Some believe Breast Cancer Awareness Month to be a time of grievance; a month of sorrow. Some believe Breast Cancer Awareness Month to be a time of healing; a month of acceptance. Despite the different perspectives of Breast Cancer Awareness Month, one thing is for certain: fighting breast cancer cannot be done by just one person; rather, it takes EVERYONE. 

October, or what some refer to as “Pinktober”, is a month devoted to raising awareness about the effects of breast cancer. The idea behind Breast Cancer Awareness Month first originated in 1985 in which the American Cancer Society and the Imperial Chemical Industries had collaborated together to educate women about breast cancer. In contemporary times,  the National Breast Cancer Foundation is a world-wide platform working to share the stories of breast cancer survivors; working to “uplift women through early detection, education, and support services.”

Senior Kyla Rose has her own story to tell.
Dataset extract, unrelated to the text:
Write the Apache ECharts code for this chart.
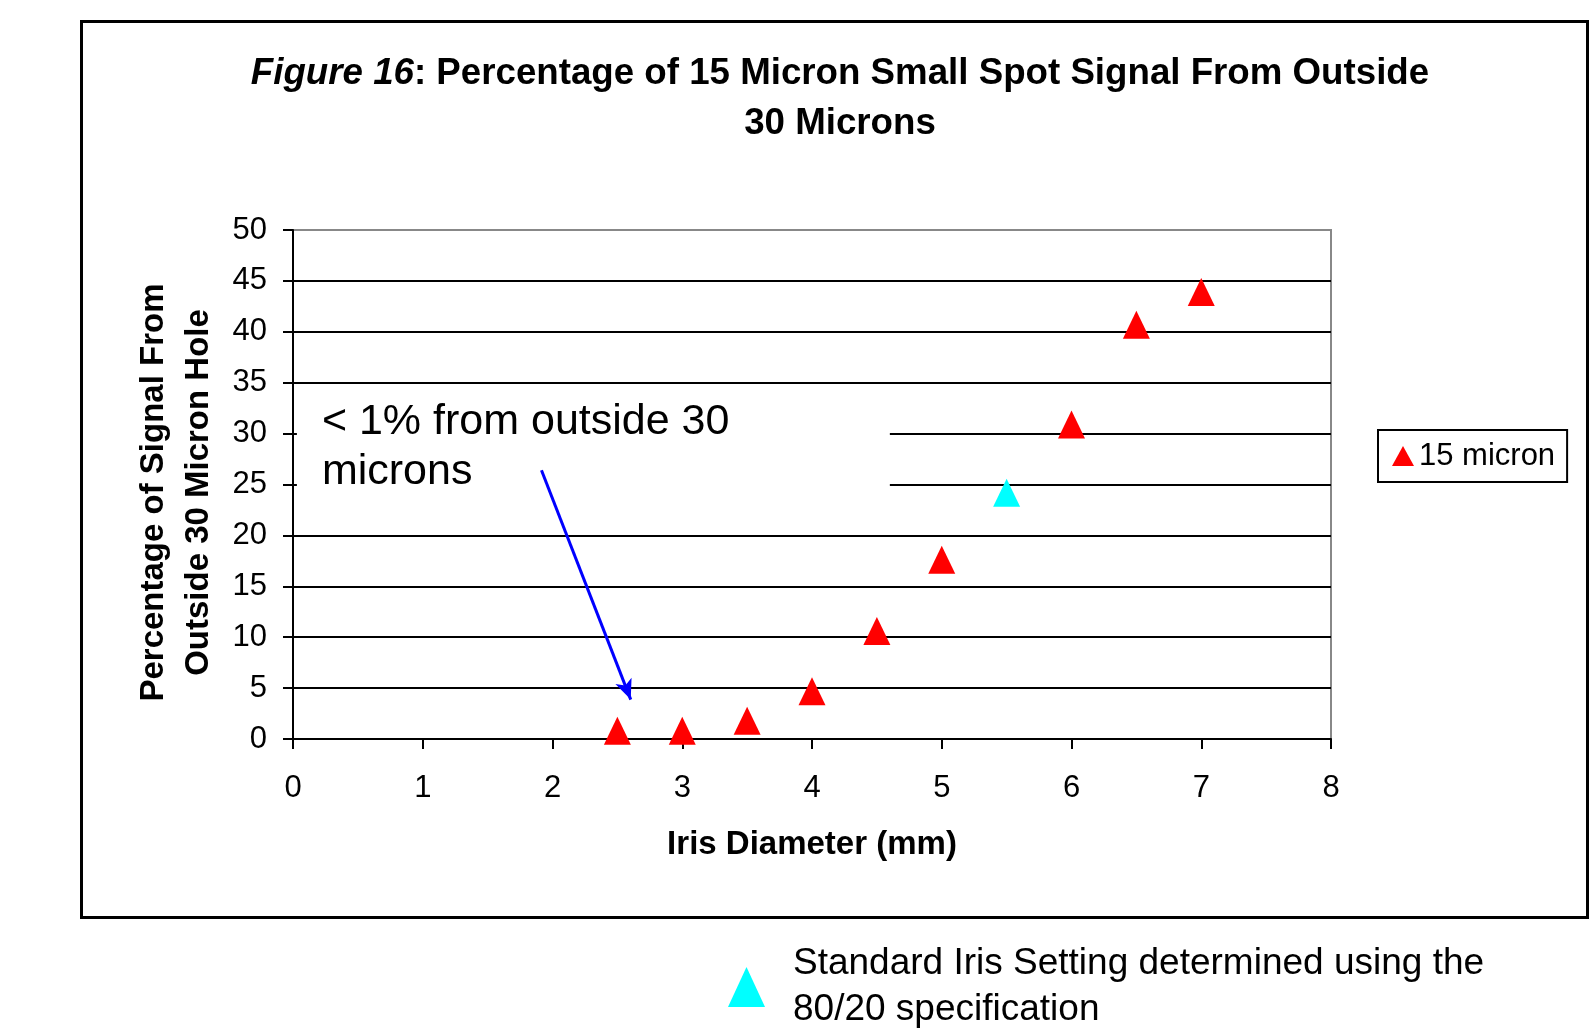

Kyla has always viewed her aunt Marissa as something far more than just her aunt: she is her go-to when she experiences troubles of her own; she is her rock; she is her best friend. When finding out that her beloved aunt had been diagnosed with breast cancer, Kyla was not of age to understand the significance of breast cancer and the harmful toll it can have on those undergoing such pain.

As Kyla reflects upon this situation, she acknowledges the changes that her family collectively endured, including the loss of traditions such as going to North Lake Tahoe or attending the In N’ Out Picnic. Even despite the physical changes that Aunt Marissa experienced, Kyla states that “she still maintained a positive mindset, ensuring to me that she was going to be okay!” Kyla is happy to say that her aunt has been breast cancer free for two years now, and she encourages others “ to remember that everything does happen for a reason. For every negative, I promise you, there will be another positive !” 

Sophomore Kadence Fordyce advises other students who are related to a family member with breast cancer to understand that “patience is vital; be supportive of your family member as they are going through a difficult time.”  As a young girl, Kadence had received the unfortunate news that her Aunt Tammy was diagnosed with breast cancer. She claimed that her aunt’s diagnosis had caused her family to become more conscious of themselves and their physical health; they understood the importance of mindful eating. Today, Kadence is grateful for the endless support provided by her aunt’s doctors, and she now cherishes the moments spent with Aunt Tammy everyday. 

“I am most proud of the substantial progress being made to help diagnosed breast cancer patients . We are all in this together !” ”

— Kadence Fordyce

Exemplified by Kyla Rose and Kadence Fordyce, breast cancer stories can be very similar, yet so different in their own distinctive way. Let this be a little reminder that what you are experiencing might just be what your fellow peer is experiencing, sitting right in front of you or perhaps to the right or left of you – maybe even behind you too ! While we can choose to marginalize each other because of some “substantial” difference, in a broader context, we humans are much more similar than different. Our experiences, aspirations, and the knowledge to which we acquire, draws us together into one connected population as we stand together to defeat our problems, including the fight against breast cancer. 

Currently at Don Lugo, sports games that are typically dedicated to breast cancer have been far and few this fall season in particular. While athletes wear some form of pink, whether it be attaching pink ribbons to their jersey, or choosing to wear pink socks under their cleats, some would argue that the sole devotion to establishing a “Pink Out” game for each sport was not as emphasized this month. Nevertheless, sporting events are a great way for our athletes to show their support for those who are battling breast cancer ; to promote the progress made in breast cancer awareness. 

The fight is not over ; in fact, we are far from done. Awareness is the ultimate power, and we need action from EVERYONE. Breast Cancer is very TOUGH, but we will not back down to the notions of fear ; instead we will rise, for we are ENOUGH.